◆ **WHAT YOU NEED TO DO**: Begin with the line containing "Rebuild this chart" and end with the line containing "from bokeh.resources import INLINE". Give those lines again exactly, leaving out the images.

◆ **AVAILABLE DATA**:
>>>

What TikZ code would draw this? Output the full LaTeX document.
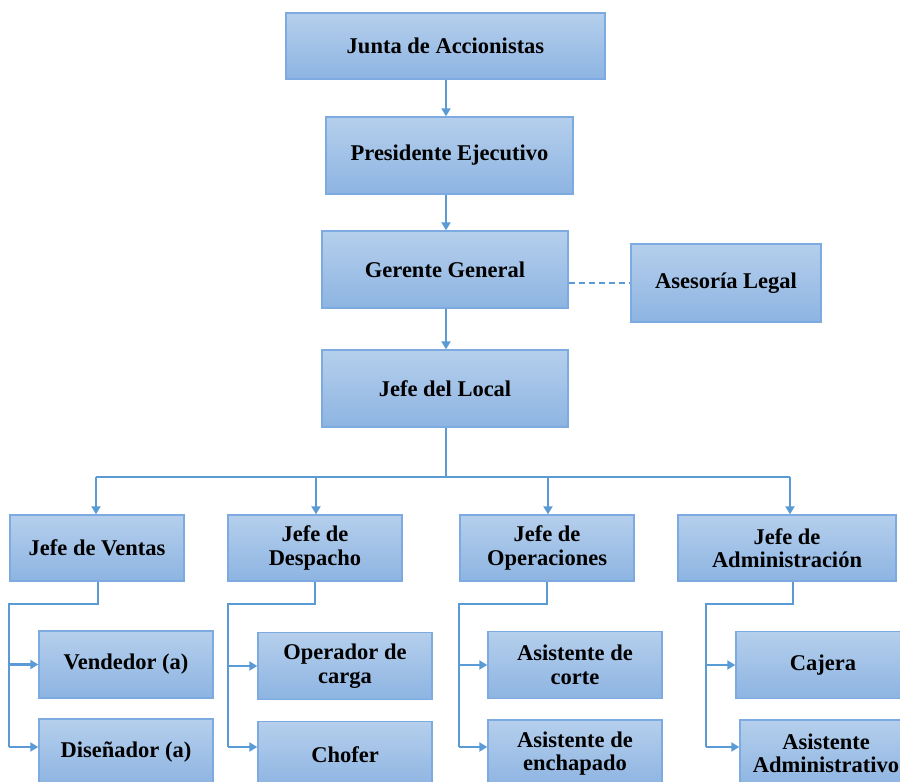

<<<
>>>

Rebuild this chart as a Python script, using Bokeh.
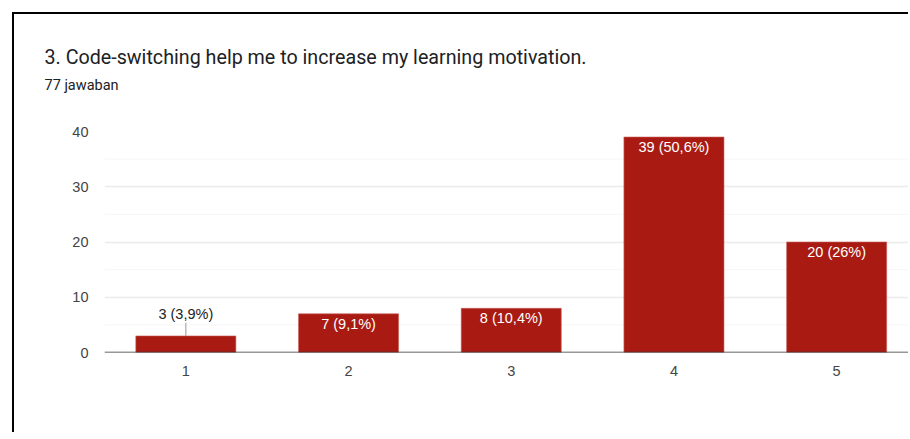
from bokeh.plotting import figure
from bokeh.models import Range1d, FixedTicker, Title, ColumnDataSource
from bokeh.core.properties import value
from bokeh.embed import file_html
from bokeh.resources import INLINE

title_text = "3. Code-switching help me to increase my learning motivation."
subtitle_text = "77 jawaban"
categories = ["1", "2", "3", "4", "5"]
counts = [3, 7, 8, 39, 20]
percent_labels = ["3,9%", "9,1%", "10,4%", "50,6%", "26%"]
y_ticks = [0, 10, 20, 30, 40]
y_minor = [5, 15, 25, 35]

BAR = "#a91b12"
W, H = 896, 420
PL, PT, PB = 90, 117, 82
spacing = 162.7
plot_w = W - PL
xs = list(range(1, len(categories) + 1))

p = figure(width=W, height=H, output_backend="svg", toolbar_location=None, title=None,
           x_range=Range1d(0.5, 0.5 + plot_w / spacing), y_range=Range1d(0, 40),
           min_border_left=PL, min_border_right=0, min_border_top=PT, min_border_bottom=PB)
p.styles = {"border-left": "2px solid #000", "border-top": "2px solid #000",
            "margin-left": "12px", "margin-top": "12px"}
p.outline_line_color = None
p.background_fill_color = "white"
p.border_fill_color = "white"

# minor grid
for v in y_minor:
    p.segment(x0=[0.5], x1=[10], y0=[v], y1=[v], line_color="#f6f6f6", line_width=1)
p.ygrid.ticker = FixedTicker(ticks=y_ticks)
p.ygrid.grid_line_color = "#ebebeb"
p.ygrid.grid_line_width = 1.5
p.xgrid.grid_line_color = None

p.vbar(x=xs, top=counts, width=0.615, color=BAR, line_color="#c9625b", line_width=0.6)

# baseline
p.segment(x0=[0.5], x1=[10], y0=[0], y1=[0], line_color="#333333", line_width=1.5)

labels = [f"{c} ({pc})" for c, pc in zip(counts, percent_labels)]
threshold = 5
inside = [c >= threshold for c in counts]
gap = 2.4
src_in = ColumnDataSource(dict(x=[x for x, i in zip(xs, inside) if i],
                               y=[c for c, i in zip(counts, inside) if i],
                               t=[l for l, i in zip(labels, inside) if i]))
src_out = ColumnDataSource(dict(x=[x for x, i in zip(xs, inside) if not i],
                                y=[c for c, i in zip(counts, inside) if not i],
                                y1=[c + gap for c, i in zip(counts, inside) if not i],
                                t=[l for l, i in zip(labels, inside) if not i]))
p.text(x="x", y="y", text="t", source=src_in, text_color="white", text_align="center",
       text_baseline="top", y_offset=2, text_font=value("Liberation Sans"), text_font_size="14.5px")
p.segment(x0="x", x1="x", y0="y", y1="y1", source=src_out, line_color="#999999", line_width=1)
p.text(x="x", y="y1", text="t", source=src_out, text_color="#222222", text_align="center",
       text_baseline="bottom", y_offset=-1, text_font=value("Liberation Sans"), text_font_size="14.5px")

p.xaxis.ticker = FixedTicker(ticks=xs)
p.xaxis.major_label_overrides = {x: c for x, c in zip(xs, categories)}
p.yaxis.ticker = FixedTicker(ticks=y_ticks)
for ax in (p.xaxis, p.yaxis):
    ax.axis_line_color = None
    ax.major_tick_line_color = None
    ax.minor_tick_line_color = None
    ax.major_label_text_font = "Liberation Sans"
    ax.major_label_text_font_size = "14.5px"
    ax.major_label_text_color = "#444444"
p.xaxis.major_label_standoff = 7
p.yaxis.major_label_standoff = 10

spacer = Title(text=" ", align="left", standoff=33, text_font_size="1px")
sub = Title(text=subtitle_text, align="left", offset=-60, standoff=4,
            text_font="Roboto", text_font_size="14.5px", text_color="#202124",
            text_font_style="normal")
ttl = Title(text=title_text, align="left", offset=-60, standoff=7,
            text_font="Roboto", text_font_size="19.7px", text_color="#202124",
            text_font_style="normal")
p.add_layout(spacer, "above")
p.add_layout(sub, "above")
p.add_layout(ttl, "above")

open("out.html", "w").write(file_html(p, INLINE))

<<<
>>>

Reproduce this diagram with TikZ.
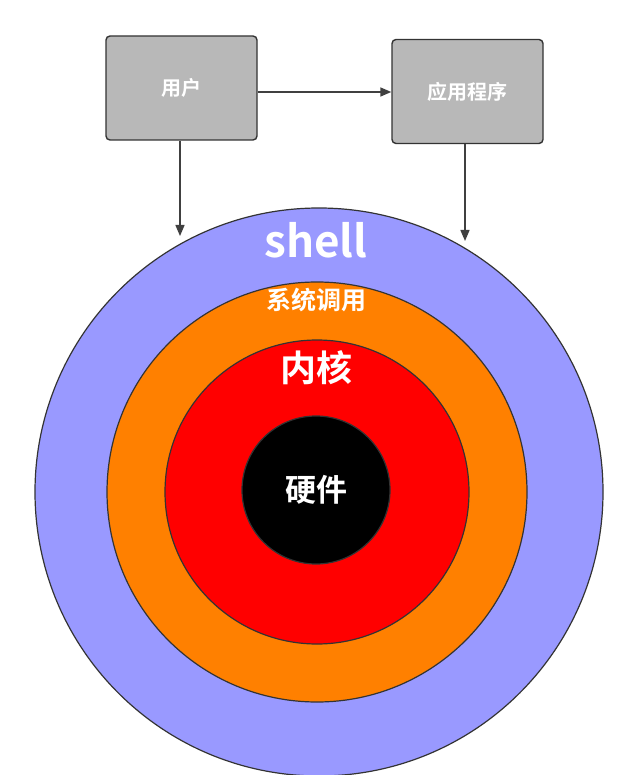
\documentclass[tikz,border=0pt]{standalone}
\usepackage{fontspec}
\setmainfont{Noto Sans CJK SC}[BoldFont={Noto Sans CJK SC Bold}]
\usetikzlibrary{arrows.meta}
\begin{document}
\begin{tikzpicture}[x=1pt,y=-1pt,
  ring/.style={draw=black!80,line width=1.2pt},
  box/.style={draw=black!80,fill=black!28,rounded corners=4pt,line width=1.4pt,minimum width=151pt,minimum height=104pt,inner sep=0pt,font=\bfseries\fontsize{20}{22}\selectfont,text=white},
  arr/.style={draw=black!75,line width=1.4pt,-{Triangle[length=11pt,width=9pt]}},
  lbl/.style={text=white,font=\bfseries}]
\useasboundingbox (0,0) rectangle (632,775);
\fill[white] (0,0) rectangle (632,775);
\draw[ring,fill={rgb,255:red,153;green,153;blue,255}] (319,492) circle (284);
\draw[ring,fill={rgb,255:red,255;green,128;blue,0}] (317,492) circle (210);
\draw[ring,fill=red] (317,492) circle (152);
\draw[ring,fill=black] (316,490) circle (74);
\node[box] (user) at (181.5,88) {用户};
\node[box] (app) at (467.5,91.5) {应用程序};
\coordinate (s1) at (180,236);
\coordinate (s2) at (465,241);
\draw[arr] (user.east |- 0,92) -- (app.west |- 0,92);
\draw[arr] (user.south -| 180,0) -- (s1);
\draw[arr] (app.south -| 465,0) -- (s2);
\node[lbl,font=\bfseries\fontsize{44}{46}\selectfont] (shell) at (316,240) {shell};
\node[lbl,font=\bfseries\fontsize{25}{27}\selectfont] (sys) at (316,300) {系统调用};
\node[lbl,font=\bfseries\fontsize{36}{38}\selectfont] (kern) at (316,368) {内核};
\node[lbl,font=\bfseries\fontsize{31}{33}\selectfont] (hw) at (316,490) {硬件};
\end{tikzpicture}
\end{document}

<<<

◆ **EXERCISE SOLUTION**:
Rebuild this chart as a Python script, using Bokeh.
from bokeh.plotting import figure
from bokeh.models import Range1d, FixedTicker, Title, ColumnDataSource
from bokeh.core.properties import value
from bokeh.embed import file_html
from bokeh.resources import INLINE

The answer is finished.